The Beijing Olympics have drawn to a close, but the Asian art world is getting ready for its own pageant of sorts, as a spate of art fairs and biennials kicks off in Shanghai. The second ShContemporary joins the more established Shanghai Art Fair and 2008 Shanghai Biennale to showcase a broad selection of big names and fresh faces.

ShContemporary 08 features 150 galleries from 20 countries, split evenly between artists from inside and outside Asia. Vienna's Hilger Contemporary displays Spencer Tunick's trademark photos of mass nude happenings in cities around the world, while Zhang Huan explores the body and its place in Chinese culture with his recycled temple-ash works at Pace Beijing, a new space for New York's Pace Wildenstein.
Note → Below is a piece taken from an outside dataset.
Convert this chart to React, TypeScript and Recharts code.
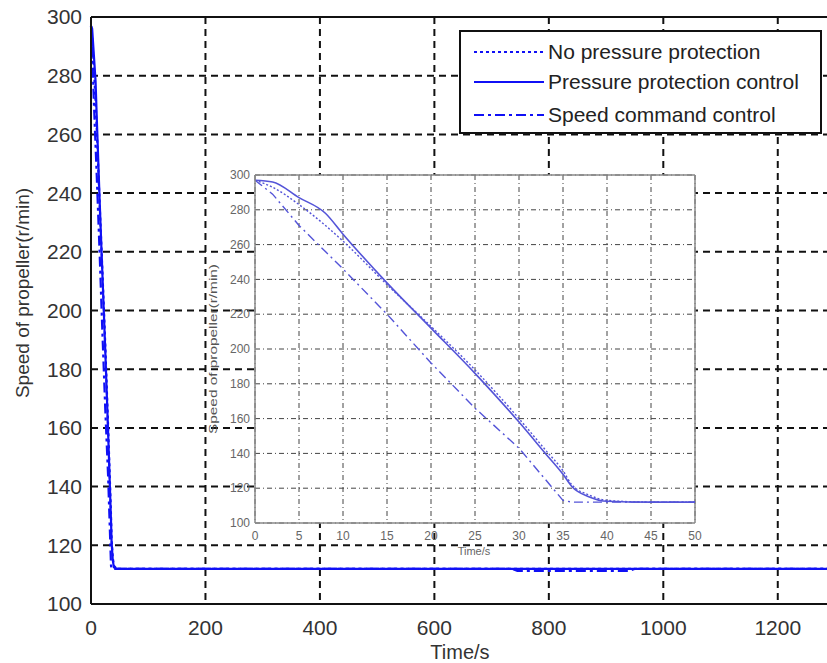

Bodhi Art exhibits unsettling security-based photographs by rising Indian star Shilpa Gupta, and Zhou Xiaohu, represented by the Walsh Gallery of Chicago, contributes Concentration Training Camp, a sly video and photographic commentary on corporate conformity set in the artist's native Shanghai.

Chinese urbanism comes into clear focus in works such as Anothermountainman's Lanwei photo series of abandoned construction projects at 10 Chancery Lane Gallery and the photo-assemblages of Shanghai dwellings by Spain's Isidro Blasco at Contrasts Gallery. Beijing's Long March Space brings Zhan Wang's contemplative stainless-steel rock gardens, while Alexander Ochs Galleries highlights the works of Wang Mai, whose cartoonish, color-drenched canvases offer a snide twist on recent clichés in Chinese painting. James Cohan Gallery focuses on the darkly playful postcolonial works of British-Nigerian artist Yinka Shonibare, extending coverage of the artist with a concurrent solo show at its new Shanghai outpost.

For the Best of Discovery exhibition, 11 international curators selected a range of markedly experimental works. Pieces by better-known figures such as Beijing's Wang Luyan — a muscular satirist of consumption and politics — share space with sprawling, crafty installations from emerging Australian duo Claire Healy & Sean Cordeiro and the psych-tinged sculptures and paintings of New Zealander Rohan Wealleans. By way of Israel and Amsterdam, Yael Bartana employs cultural symbols to unpack political concerns, and from Japan, upstart provocateur Tadasu Takamine — most notorious for his controversial Kimura-san video, which shows the artist helping a disabled friend masturbate — is grouped with his more sedate countryman Sakae Ozawa.

Finally, the Outdoor Projects present 20 large-scale pieces beyond the booths, including iconic text-based works by Lawrence Weiner, a tension-charged accumulation of windows and doors by Liu Wei, live tattooed pigs from Wim Delvoye's Art Farm, and Same like Me, a zoo-like, glassed-in enclosure by Wang Wei that plays on the politics of observation.

As if ShContemporary weren't enough for Shanghai art-goers, the 100-plus galleries at the Shanghai Art Fair, now in its 12th year, offer more commercial and traditional works, but expect something more adventurous at its ShanghART and 1918 ArtSpace booths. And the seventh installment of the Shanghai Biennale builds on the theme of "Trans Local Motion" with native heavyweights the Big Dipper Group — comprised of Liu Yue, Wu Lizhong, and Xu Xubing — and international iconoclasts like America's Mike Kelley, Korea's Sanggil Kim, and Israel's Guy Ben-Ner.

Of course, with almost a dozen other biennials, triennials, and assorted art proceedings opening in Gwangju, Busan, Singapore, Guangzhou, and Taipei this month, Shanghai is only the first stop on this season's Asian art circuit.

-Samantha Culp

ShContemporary 08 runs from September 10 to 13 at the Shanghai Exhibition Center; the Shanghai Art Fair is on view from September 9 to 14 at ShanghaiMART; and the Shanghai Biennale takes over the Shanghai Art Museum from September 9 to November 16.